I knew about Jansson working with her mother as a cartoonist for the leftist magazine Garm, but the details about her relationship with her sculptor father makes it much more clear what’s up with the often-distant Moominpappa in the Moomin books:
This message of inclusion is all the more remarkable when we remember that, during the war years, Jansson’s family was every bit as divided as many are today. Her father, Viktor ‘Faffan’ Jansson, was an enthusiastic supporter of Nazi Germany, enraging his daughter with political views that she described as ‘hair-raising’, including open antisemitism. Meanwhile, Tove and her mother, Signe ‘Ham’ Hammersten-Jansson, were earning money drawing illustrations for an anti-Nazi, Left-wing magazine.
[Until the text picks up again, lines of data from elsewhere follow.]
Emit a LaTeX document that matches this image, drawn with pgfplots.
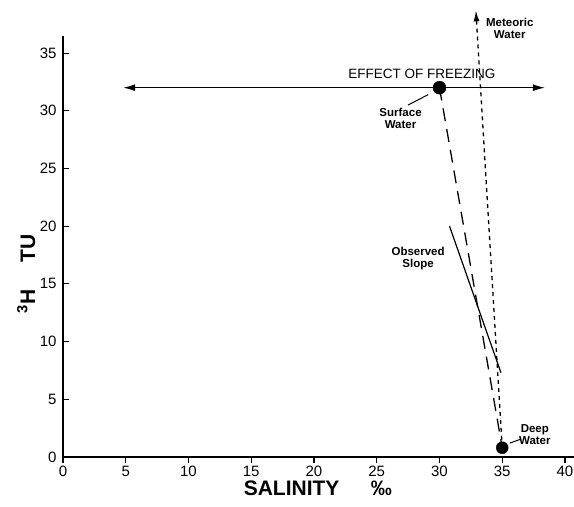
\documentclass[border=0pt]{standalone}
\usepackage{fontspec}
\setmainfont{Liberation Sans}
\usepackage{pgfplots}
\pgfplotsset{compat=1.18}
\usetikzlibrary{arrows.meta}

\newcommand{\smalllab}{\fontsize{11.5}{12}\selectfont\bfseries}

\begin{document}
\begin{tikzpicture}
\begin{axis}[
  x=12.55pt, y=11.54pt,
  xmin=0, xmax=40.7, ymin=0, ymax=36.5,
  axis x line=bottom, axis y line=left,
  axis line style={-, line width=1.2pt},
  xtick={0,5,...,40}, ytick={0,5,...,35},
  tick align=outside, major tick length=6pt,
  tick style={line width=1.1pt, black},
  ytick style={xshift=6pt},
  /pgf/number format/assume math mode=true,
  ticklabel style={font=\fontsize{15}{15}\selectfont},
  yticklabel style={xshift=3pt},
  xlabel={\bfseries SALINITY\hspace{1.5em}‰},
  ylabel={\bfseries \textsuperscript{3}H\hspace{1.3em}TU},
  label style={font=\fontsize{21}{21}\selectfont},
  xlabel style={at={(axis description cs:0.499,-0.074)}, anchor=center},
  ylabel style={at={(axis description cs:-0.072,0.435)}, anchor=center},
  clip=false,
]
% effect of freezing: horizontal double arrow through surface water
\addplot[line width=1.2pt, {Latex[length=12pt,width=7pt]}-{Latex[length=12pt,width=7pt]}]
  coordinates {(4.8,32) (38.4,32)};
% mixing line surface -> deep water
\addplot[line width=1.3pt, dash pattern=on 13pt off 8pt]
  coordinates {(30,32) (35,0.8)};
% meteoric water trend
\addplot[line width=1.3pt, dash pattern=on 4pt off 4pt, -{Latex[length=11pt,width=6pt]}]
  coordinates {(35,0.8) (32.9,38.7)};
% observed slope
\addplot[line width=1.2pt] coordinates {(30.8,20.0) (34.9,7.3)};
% leader lines
\addplot[line width=1pt] coordinates {(27.5,30.5) (29.1,31.4)};
\addplot[line width=1pt] coordinates {(35.6,1.2) (36.5,1.55)};
% end members
\addplot[only marks, mark=*, mark size=6.5pt, black] coordinates {(30,32)};
\addplot[only marks, mark=*, mark size=6pt, black] coordinates {(35,0.8)};

\node[anchor=south, font=\fontsize{13.5}{13.5}\selectfont] at (axis cs:28.6,32.5) {EFFECT OF FREEZING};
\node[align=center, font=\smalllab] at (axis cs:35.6,37.1) {Meteoric\\Water};
\node[align=center, font=\smalllab] at (axis cs:26.9,29.3) {Surface\\Water};
\node[align=center, font=\smalllab] at (axis cs:28.3,17.2) {Observed\\Slope};
\node[align=center, font=\smalllab] at (axis cs:37.6,1.9) {Deep\\Water};

\coordinate (bbl) at (axis cs:-5.02,-4.33);
\coordinate (btr) at (axis cs:40.72,39.6);
\end{axis}
\pgfresetboundingbox
\path (bbl) rectangle (btr);
\end{tikzpicture}
\end{document}
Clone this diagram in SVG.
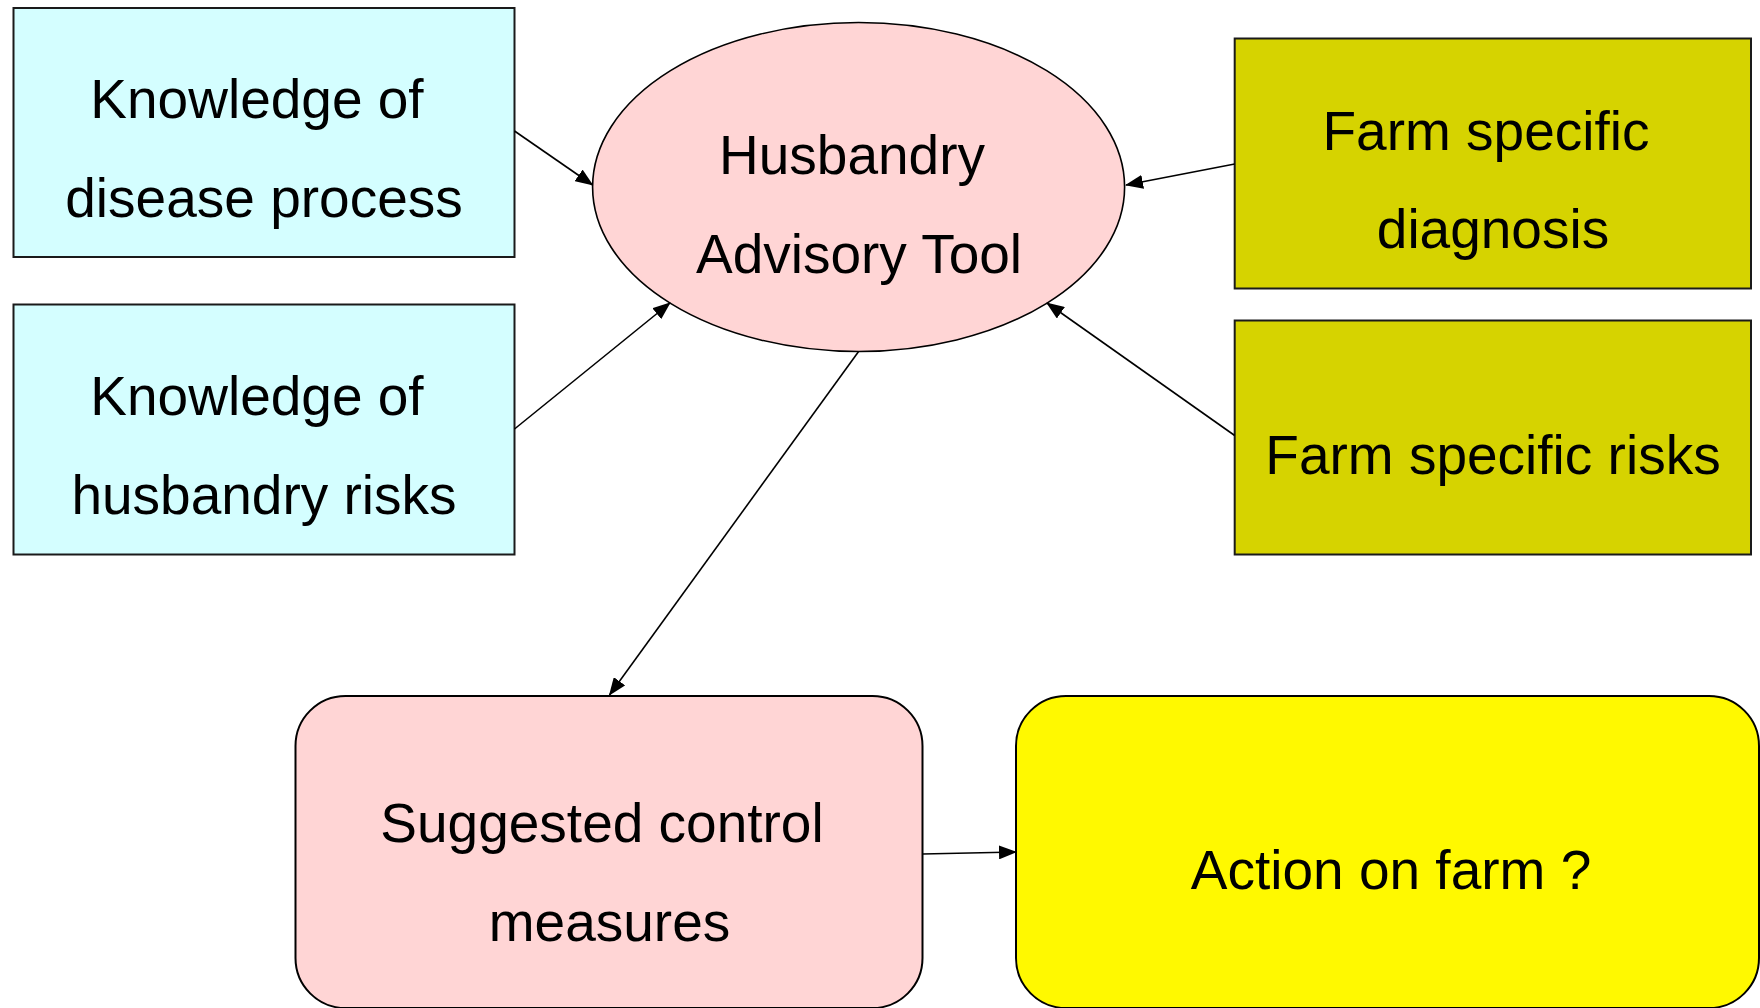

The strain this put on the family is transformed into Moominpappa’s absence. He has ‘[taken] off with the Hattifatteners’, ‘who are forever wandering restlessly from place to place in their aimless quest for nobody knows what’. Moominpappa later quietly omits his infatuation with this strange, mindless crowd when he writes the story of his life, which was the approach taken by many Finnish supporters of Nazi Germany. When Moominpappa’s memoirs are complete, there is nothing in them at all about his wayward years with the Hattifatteners, much to Snufkin’s puzzlement.
Dang, these books are good. Fun stories for our six-year-old, and good reminders about how to be a family for ourselves and the community. Looks like we’ll need to start in on the Pippi books sometime soon.